* **OBJECTIVE**
Write the data below out exactly as it stands. Do not include the pictures.

* **DATA**
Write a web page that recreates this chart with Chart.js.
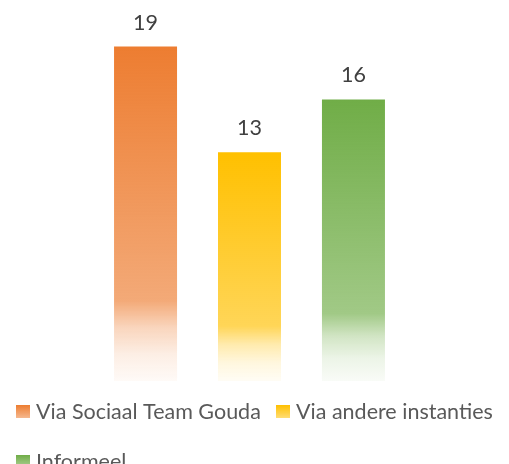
<!DOCTYPE html>
<html>
<head>
<meta charset="utf-8">
<script src="https://cdn.jsdelivr.net/npm/chart.js@4"></script>
<style>
  html, body { margin: 0; padding: 0; background: #fff; }
  #wrap { width: 509px; height: 464px; }
</style>
</head>
<body>
<div id="wrap"><canvas id="kanaal"></canvas></div>
<script>
var ctx = document.getElementById('kanaal').getContext('2d');
/* Hoe binnengekomen */
const names = ['Via Sociaal Team Gouda', 'Via andere instanties', 'Informeel'];
const value = [19, 13, 16];
const colors = [[237, 125, 49], [255, 192, 0], [112, 173, 71]];

function rgba(c, a) {
    return 'rgba(' + c[0] + ',' + c[1] + ',' + c[2] + ',' + a + ')';
}

// verloop van boven (vol) naar onder (bijna wit)
function fade(g, c) {
    g.addColorStop(0, rgba(c, 1));
    g.addColorStop(0.76, rgba(c, 0.66));
    g.addColorStop(0.84, rgba(c, 0.32));
    g.addColorStop(0.92, rgba(c, 0.13));
    g.addColorStop(1, rgba(c, 0.04));
    return g;
}

function barFill(i) {
    return function (context) {
        const chart = context.chart;
        if (!chart.chartArea) return rgba(colors[i], 1);
        const y = chart.scales.y;
        const top = y.getPixelForValue(value[i]);
        const bottom = y.getPixelForValue(0);
        return fade(chart.ctx.createLinearGradient(0, top, 0, bottom), colors[i]);
    };
}

const labelsOnTop = {
    id: 'labelsOnTop',
    afterDatasetsDraw(chart) {
        const c = chart.ctx;
        c.save();
        c.font = '21.5px Lato';
        c.fillStyle = '#404040';
        c.textAlign = 'center';
        c.textBaseline = 'middle';
        chart.data.datasets.forEach(function (ds, i) {
            const bar = chart.getDatasetMeta(i).data[0];
            c.fillText(String(ds.data[0]), bar.x, bar.y - 24);
        });
        c.restore();
    }
};

// legenda zoals in het origineel: twee regels, links uitgelijnd
const legendaOnder = {
    id: 'legendaOnder',
    afterDraw(chart) {
        const c = chart.ctx;
        const spots = [[16, 411], [276, 411], [16, 461]];
        c.save();
        c.font = '21.5px Lato';
        c.textBaseline = 'middle';
        names.forEach(function (n, i) {
            const x = spots[i][0], y = spots[i][1];
            const g = c.createLinearGradient(0, y - 6, 0, y + 7);
            g.addColorStop(0, rgba(colors[i], 1));
            g.addColorStop(1, rgba(colors[i], 0.55));
            c.fillStyle = g;
            c.fillRect(x, y - 6, 14, 13);
            c.fillStyle = '#595959';
            c.fillText(n, x + 20, y + 1);
        });
        c.restore();
    }
};

var myChart = new Chart(ctx, {
    type: 'bar',
    data: {
        labels: [''],
        datasets: names.map(function (n, i) {
            return {
                label: n,
                data: [value[i]],
                backgroundColor: barFill(i),
                borderWidth: 0
            };
        })
    },
    options: {
        responsive: true,
        maintainAspectRatio: false,
        animation: false,
        categoryPercentage: 0.625,
        barPercentage: 0.606,
        layout: { padding: { top: 29, bottom: 83, left: 0, right: 10 } },
        plugins: {
            legend: { display: false },
            tooltip: { enabled: false }
        },
        scales: {
            x: { display: false },
            y: { display: false, min: 0, max: 20 }
        }
    },
    plugins: [labelsOnTop, legendaOnder]
});
</script>
</body>
</html>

* **OUTPUT**
Write a web page that recreates this chart with Chart.js.
<!DOCTYPE html>
<html>
<head>
<meta charset="utf-8">
<script src="https://cdn.jsdelivr.net/npm/chart.js@4"></script>
<style>
  html, body { margin: 0; padding: 0; background: #fff; }
  #wrap { width: 509px; height: 464px; }
</style>
</head>
<body>
<div id="wrap"><canvas id="kanaal"></canvas></div>
<script>
var ctx = document.getElementById('kanaal').getContext('2d');
/* Hoe binnengekomen */
const names = ['Via Sociaal Team Gouda', 'Via andere instanties', 'Informeel'];
const value = [19, 13, 16];
const colors = [[237, 125, 49], [255, 192, 0], [112, 173, 71]];

function rgba(c, a) {
    return 'rgba(' + c[0] + ',' + c[1] + ',' + c[2] + ',' + a + ')';
}

// verloop van boven (vol) naar onder (bijna wit)
function fade(g, c) {
    g.addColorStop(0, rgba(c, 1));
    g.addColorStop(0.76, rgba(c, 0.66));
    g.addColorStop(0.84, rgba(c, 0.32));
    g.addColorStop(0.92, rgba(c, 0.13));
    g.addColorStop(1, rgba(c, 0.04));
    return g;
}

function barFill(i) {
    return function (context) {
        const chart = context.chart;
        if (!chart.chartArea) return rgba(colors[i], 1);
        const y = chart.scales.y;
        const top = y.getPixelForValue(value[i]);
        const bottom = y.getPixelForValue(0);
        return fade(chart.ctx.createLinearGradient(0, top, 0, bottom), colors[i]);
    };
}

const labelsOnTop = {
    id: 'labelsOnTop',
    afterDatasetsDraw(chart) {
        const c = chart.ctx;
        c.save();
        c.font = '21.5px Lato';
        c.fillStyle = '#404040';
        c.textAlign = 'center';
        c.textBaseline = 'middle';
        chart.data.datasets.forEach(function (ds, i) {
            const bar = chart.getDatasetMeta(i).data[0];
            c.fillText(String(ds.data[0]), bar.x, bar.y - 24);
        });
        c.restore();
    }
};

// legenda zoals in het origineel: twee regels, links uitgelijnd
const legendaOnder = {
    id: 'legendaOnder',
    afterDraw(chart) {
        const c = chart.ctx;
        const spots = [[16, 411], [276, 411], [16, 461]];
        c.save();
        c.font = '21.5px Lato';
        c.textBaseline = 'middle';
        names.forEach(function (n, i) {
            const x = spots[i][0], y = spots[i][1];
            const g = c.createLinearGradient(0, y - 6, 0, y + 7);
            g.addColorStop(0, rgba(colors[i], 1));
            g.addColorStop(1, rgba(colors[i], 0.55));
            c.fillStyle = g;
            c.fillRect(x, y - 6, 14, 13);
            c.fillStyle = '#595959';
            c.fillText(n, x + 20, y + 1);
        });
        c.restore();
    }
};

var myChart = new Chart(ctx, {
    type: 'bar',
    data: {
        labels: [''],
        datasets: names.map(function (n, i) {
            return {
                label: n,
                data: [value[i]],
                backgroundColor: barFill(i),
                borderWidth: 0
            };
        })
    },
    options: {
        responsive: true,
        maintainAspectRatio: false,
        animation: false,
        categoryPercentage: 0.625,
        barPercentage: 0.606,
        layout: { padding: { top: 29, bottom: 83, left: 0, right: 10 } },
        plugins: {
            legend: { display: false },
            tooltip: { enabled: false }
        },
        scales: {
            x: { display: false },
            y: { display: false, min: 0, max: 20 }
        }
    },
    plugins: [labelsOnTop, legendaOnder]
});
</script>
</body>
</html>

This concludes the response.